The Senate Commerce Committee, chaired by Sen. Ted Cruz (R-TX), has jurisdiction over the FERC bill. Cruz’s office did not reply to a query about his plans for the FERC bill.
Capito will have a heavy legislative lift in her committee. On Dec. 22, the committee’s top Democrat, Sheldon Whitehouse (D-RI), issued a statement threatening to end permitting talks altogether following the Trump administration’s decision to halt the construction of five major offshore wind projects. “The illegal attacks on fully permitted renewable energy projects must be reversed if there is to be any chance that permitting talks resume,” he said. “There is no path to permitting reform if this administration refuses to follow the law.”
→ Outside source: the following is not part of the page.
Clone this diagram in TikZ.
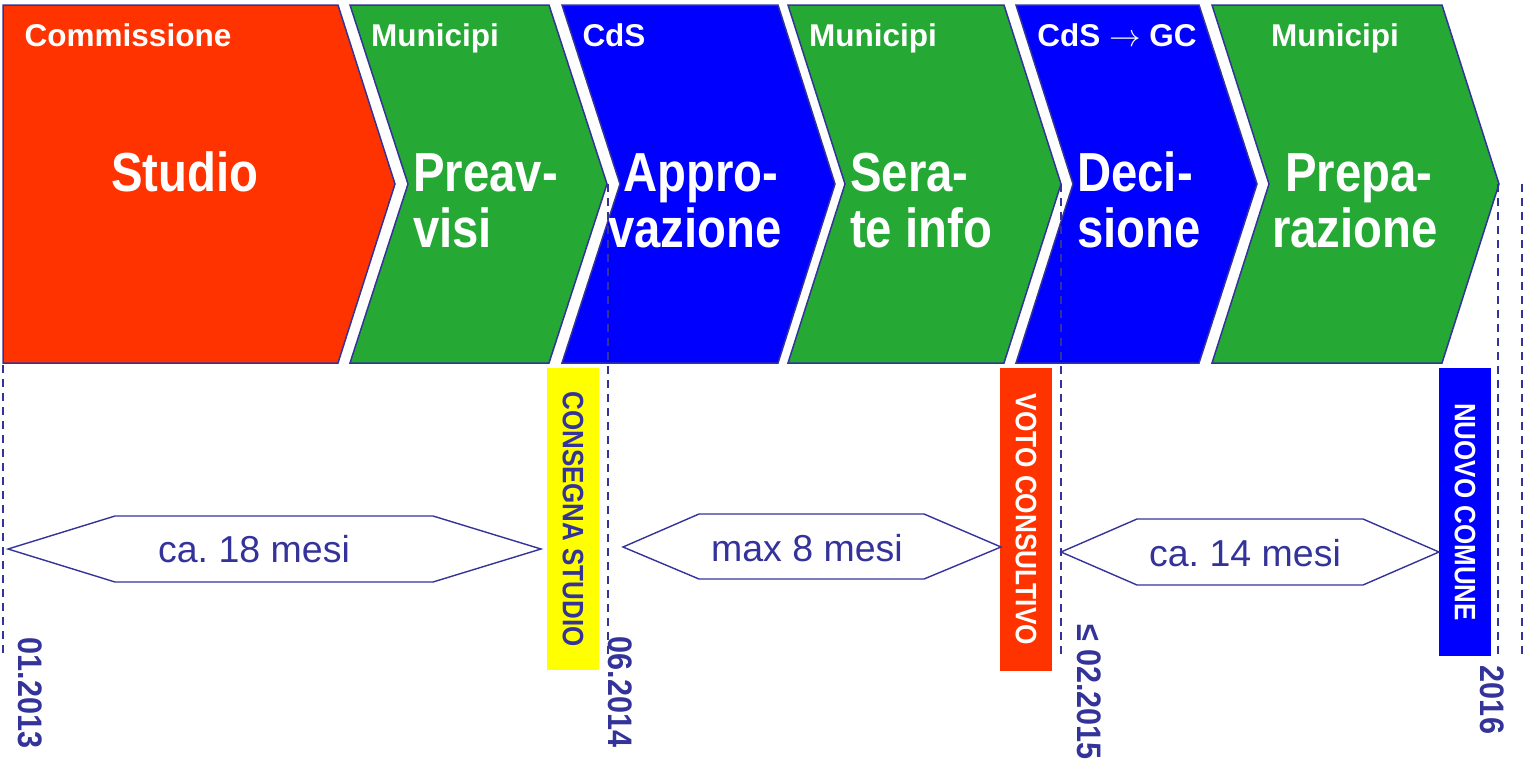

However, the first part of his statement thanked Capito and Sen. Mike Lee (R-UT), chairman of the Senate Energy Committee, for their “good-faith efforts to negotiate a permitting reform bill that would have lowered electricity prices for all Americans. There was a deal to be had that would have taken politics out of permitting, made the process faster and more efficient, and streamlined grid infrastructure improvements nationwide.”
Electric utilities share that goal. In a column in the Washington Examiner on Nov. 19, 2025, Drew Maloney, president and CEO of the Edison Electric Institute, provided his industry’s support for permitting reform. As an example of why it is needed, he referred to the Cardinal-Hickory Creek transmission line (through northeast Iowa and western Wisconsin).
“It was approved in 2011 but took 13 years to complete due to permitting delays and lawsuits. This is not an isolated example,” he wrote. “Rather, it’s a nationwide pattern that adds billions of dollars in unnecessary costs annually and cannot be allowed to continue.”